City votes to annex into library district
By JEFF RHODES
Port Orchard Independent Editor
August 19, 2010 · Updated 11:18 AM
The measure to annex the city of Port Orchard into the Kitsap Regional Library system scored a lopsided win in Tuesday night’s primary election.
As of Wednesday afternoon, 71 percent of those expressing a preference believed the city should join the library district compared to 28 who said no.
Unlike other Kitsap County communities, Port Orchard owns its own library building and contracts with KRL for services.
Rather than being taxed directly to support the library system, Port Orchard residents paid their property taxes to the city, which in turn paid an annual fee to KRL out of its general fund.
Not being a formal member of the district, city residents were prohibited from voting in library levy elections like the one scheduled for November.
Tuesday night’s result means Port Orchard residents will be given a say in library decisions.
On the down side, the vote could mean a property tax increase for city residents, although the city council has pledged not to let that happen.

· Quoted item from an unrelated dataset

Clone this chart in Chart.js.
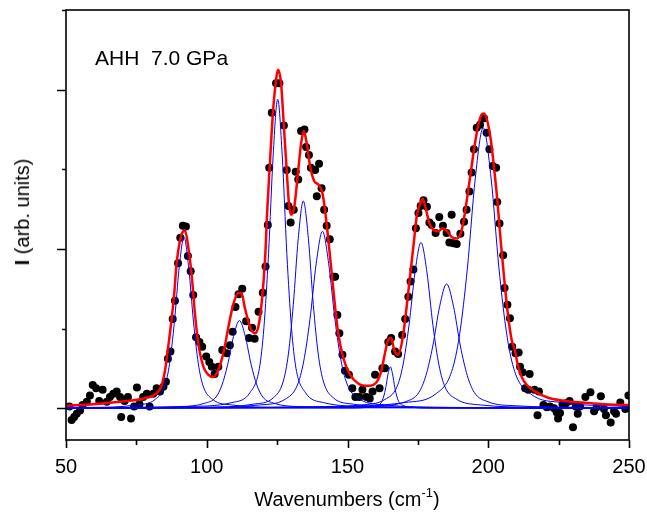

“Officially, the library district was neutral on the question of Port Orchard’s annexation,” said KRL spokesman Jeff Brody. “But from a larger perspective, we’re happy that the last community in Kitsap County that wasn’t already a member of the district has been brought on board.”
Brody said having Port Orchard as a full-fledged, voting member of the system would also help alleviate the perception of inequity.
“There is a perceived difference in how Port Orchard was treated compared to other communities in Kitsap County,” he said. “I can understand why some people would attribute that to the fact that Port Orchard hasn’t been able to vote in our elections. Hopefully, that problem has been eliminated.”
Brody noted that the tax-collection aspect of Port Orchard’s inclusion in the district wouldn’t take effect for another year.
“The deadline has already passed for the library district to tax city residents directly this year,” he said, “so we’ll be on an interim basis until 2011.”
That won’t keep Port Orchard residents from voting in November for or against the library’s levy request.
“As for the political implications, I have no idea whether Port Orchard’s inclusion makes passing the levy more difficult or not,” Brody said. “There are more voters now, which means we have to work that much harder to get our message out.
“If we’re able to convince people the library service is a good value to them, we’ll be successful,” he said. “If not, we won’t be.”